Rows from a dataset of charts and code
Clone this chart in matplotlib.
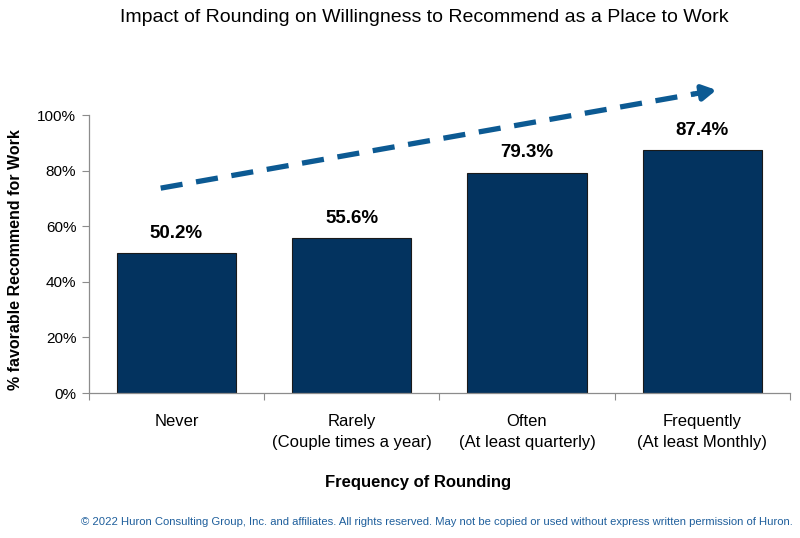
import numpy as np
import matplotlib
matplotlib.use("Agg")
import matplotlib.pyplot as plt

plt.rcParams['font.family'] = ['Liberation Sans', 'DejaVu Sans']

categories = ['Never', 'Rarely\n(Couple times a year)', 'Often\n(At least quarterly)',
              'Frequently\n(At least Monthly)']
values = [50.2, 55.6, 79.3, 87.4]
value_labels = ['50.2%', '55.6%', '79.3%', '87.4%']
y_ticks = [0, 20, 40, 60, 80, 100]
y_tick_labels = ['0%', '20%', '40%', '60%', '80%', '100%']
# trend arrow endpoints (category units, percent)
trend_x = [-0.09, 3.08]
trend_y = [73.7, 109.0]

bar_color = '#03335F'
arrow_color = '#0C5A93'
axis_color = '#8C8C8C'

fig = plt.figure(figsize=(8, 5.38), dpi=100)
ax = fig.add_axes([0.111, 0.2695, 0.8765, 0.5167])

x = np.arange(len(categories))
bars = ax.bar(x, values, width=0.68, color=bar_color, edgecolor='#1a1a1a', linewidth=0.8, zorder=2)

for xi, v, lab in zip(x, values, value_labels):
    ax.annotate(lab, (xi, v), xytext=(0, 8), textcoords='offset points',
                ha='center', va='bottom', fontsize=13.5, fontweight='bold', color='black')

ax.set_xlim(-0.5, 3.5)
ax.set_ylim(0, 100)
ax.set_yticks(y_ticks)
ax.set_yticklabels(y_tick_labels, fontsize=11)

# boundary ticks on x, labels centred under bars
ax.set_xticks(np.arange(-0.5, 4.0, 1.0))
ax.set_xticklabels([])
ax.set_xticks(x, minor=True)
ax.set_xticklabels(categories, minor=True, fontsize=12, linespacing=1.5)
ax.tick_params(axis='x', which='minor', length=0, pad=15)
ax.tick_params(axis='x', which='major', length=5, color=axis_color)
ax.tick_params(axis='y', length=5, color=axis_color, pad=4)

for s in ['top', 'right']:
    ax.spines[s].set_visible(False)
for s in ['left', 'bottom']:
    ax.spines[s].set_color(axis_color)
    ax.spines[s].set_linewidth(0.9)

# dashed trend arrow
frac = 0.96
mid_x = trend_x[0] + frac * (trend_x[1] - trend_x[0])
mid_y = trend_y[0] + frac * (trend_y[1] - trend_y[0])
ax.plot([trend_x[0], mid_x], [trend_y[0], mid_y], color=arrow_color, linewidth=3.8,
        linestyle=(0, (4.2, 2.6)), solid_capstyle='butt', dash_capstyle='butt', clip_on=False, zorder=3)
ax.annotate('', xy=(trend_x[1], trend_y[1]), xytext=(mid_x, mid_y),
            arrowprops=dict(arrowstyle='-|>,head_length=0.8,head_width=0.45', color=arrow_color,
                            lw=3.8, shrinkA=0, shrinkB=0), annotation_clip=False, zorder=3)

fig.text(0.53, 1 - 18 / 538, 'Impact of Rounding on Willingness to Recommend as a Place to Work',
         ha='center', va='center', fontsize=14)
fig.text(16 / 800, 1 - 260 / 538, '% favorable Recommend for Work', rotation=90,
         ha='center', va='center', fontsize=11.5, fontweight='bold')
fig.text(418 / 800, 1 - 483 / 538, 'Frequency of Rounding', ha='center', va='center',
         fontsize=12, fontweight='bold')
fig.text(793 / 800, 1 - 522 / 538,
         '\u00a9 2022 Huron Consulting Group, Inc. and affiliates. All rights reserved. '
         'May not be copied or used without express written permission of Huron.',
         ha='right', va='center', fontsize=8.1, color='#1F5F9C')

fig.savefig('out.png', dpi=100)
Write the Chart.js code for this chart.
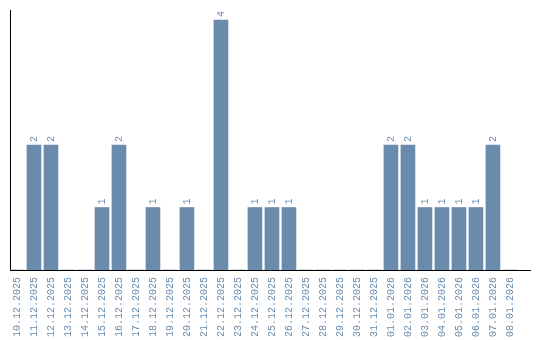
<!DOCTYPE html>
<html>
<head>
<meta charset="utf-8">
<script src="https://cdn.jsdelivr.net/npm/chart.js@4/dist/chart.umd.min.js"></script>
<style>
  html, body { margin: 0; padding: 0; background: #fff; }
  #wrap { width: 540px; height: 340px; }
</style>
</head>
<body>
<div id="wrap"><canvas id="canvas"></canvas></div>
<script>
const dates = [
  '10.12.2025', '11.12.2025', '12.12.2025', '13.12.2025', '14.12.2025',
  '15.12.2025', '16.12.2025', '17.12.2025', '18.12.2025', '19.12.2025',
  '20.12.2025', '21.12.2025', '22.12.2025', '23.12.2025', '24.12.2025',
  '25.12.2025', '26.12.2025', '27.12.2025', '28.12.2025', '29.12.2025',
  '30.12.2025', '31.12.2025', '01.01.2026', '02.01.2026', '03.01.2026',
  '04.01.2026', '05.01.2026', '06.01.2026', '07.01.2026', '08.01.2026'
]
const counts = [0, 2, 2, 0, 0, 1, 2, 0, 1, 0, 1, 0, 4, 0, 1, 1, 1, 0, 0, 0, 0, 0, 2, 2, 1, 1, 1, 1, 2, 0]

const blue = '#6a8bab'
const monoFont = { family: 'Liberation Mono', size: 10 }

// numbers above the bars, turned like the date labels
const valueLabels = {
  id: 'valueLabels',
  afterDatasetsDraw(chart) {
    const ctx = chart.ctx
    const meta = chart.getDatasetMeta(0)
    ctx.save()
    ctx.fillStyle = blue
    ctx.font = '10px "Liberation Mono"'
    ctx.textAlign = 'left'
    ctx.textBaseline = 'middle'
    meta.data.forEach((bar, i) => {
      if (!counts[i]) return
      ctx.save()
      ctx.translate(bar.x, bar.y - 3)
      ctx.rotate(-Math.PI / 2)
      ctx.fillText(String(counts[i]), 0, 0)
      ctx.restore()
    })
    ctx.restore()
  }
}

new Chart(document.getElementById('canvas'), {
  type: 'bar',
  data: {
    datasets: [{
      data: counts.map((c, i) => ({ x: i, y: c })),
      backgroundColor: blue,
      borderWidth: 0,
      barThickness: 14
    }]
  },
  options: {
    responsive: true,
    maintainAspectRatio: false,
    animation: false,
    layout: { padding: { left: 10, right: 10, top: 10, bottom: 0 } },
    plugins: { legend: { display: false }, tooltip: { enabled: false } },
    scales: {
      x: {
        type: 'linear',
        offset: false,
        min: -0.41,
        max: 30.18,
        grid: { display: false, drawTicks: false },
        border: { display: true, color: '#000', width: 1 },
        ticks: {
          stepSize: 1,
          includeBounds: false,
          autoSkip: false,
          maxRotation: 90,
          minRotation: 90,
          padding: 7,
          color: blue,
          font: monoFont,
          callback: (v) => dates[v] || ''
        },
        afterFit: (scale) => {
          scale.paddingLeft = 0
          scale.paddingRight = 0
          scale.height = 70
        }
      },
      y: {
        min: 0,
        max: 4.16,
        grid: { display: false, drawTicks: false },
        border: { display: true, color: '#000', width: 1 },
        ticks: { display: false },
        afterFit: (scale) => { scale.width = 0 }
      }
    }
  },
  plugins: [valueLabels]
})
</script>
</body>
</html>
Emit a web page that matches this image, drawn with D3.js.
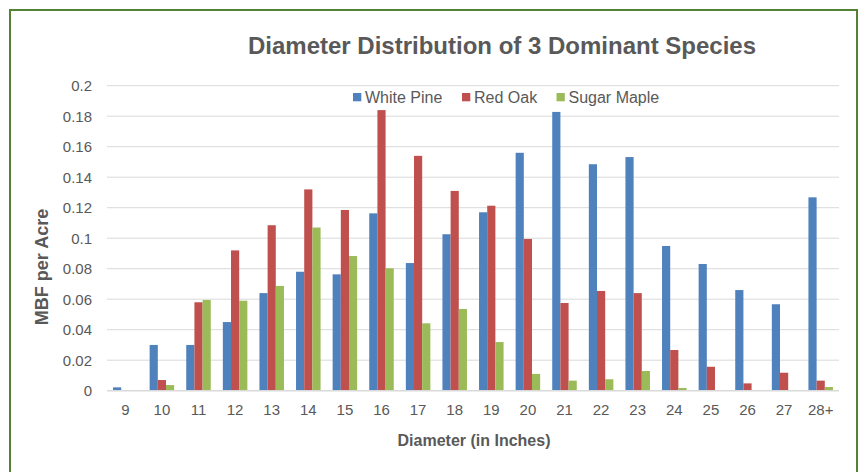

TASK OBJECTIVE:
Among the records above, locate the line containing "Write the Chart.js code for this chart." and the line containing "Mono', size: 10", then transcribe exactly the lines starting at the first and ending at the second, with no pictures.

EXERCISE ANSWER:
Write the Chart.js code for this chart.
<!DOCTYPE html>
<html>
<head>
<meta charset="utf-8">
<script src="https://cdn.jsdelivr.net/npm/chart.js@4/dist/chart.umd.min.js"></script>
<style>
  html, body { margin: 0; padding: 0; background: #fff; }
  #wrap { width: 540px; height: 340px; }
</style>
</head>
<body>
<div id="wrap"><canvas id="canvas"></canvas></div>
<script>
const dates = [
  '10.12.2025', '11.12.2025', '12.12.2025', '13.12.2025', '14.12.2025',
  '15.12.2025', '16.12.2025', '17.12.2025', '18.12.2025', '19.12.2025',
  '20.12.2025', '21.12.2025', '22.12.2025', '23.12.2025', '24.12.2025',
  '25.12.2025', '26.12.2025', '27.12.2025', '28.12.2025', '29.12.2025',
  '30.12.2025', '31.12.2025', '01.01.2026', '02.01.2026', '03.01.2026',
  '04.01.2026', '05.01.2026', '06.01.2026', '07.01.2026', '08.01.2026'
]
const counts = [0, 2, 2, 0, 0, 1, 2, 0, 1, 0, 1, 0, 4, 0, 1, 1, 1, 0, 0, 0, 0, 0, 2, 2, 1, 1, 1, 1, 2, 0]

const blue = '#6a8bab'
const monoFont = { family: 'Liberation Mono', size: 10 }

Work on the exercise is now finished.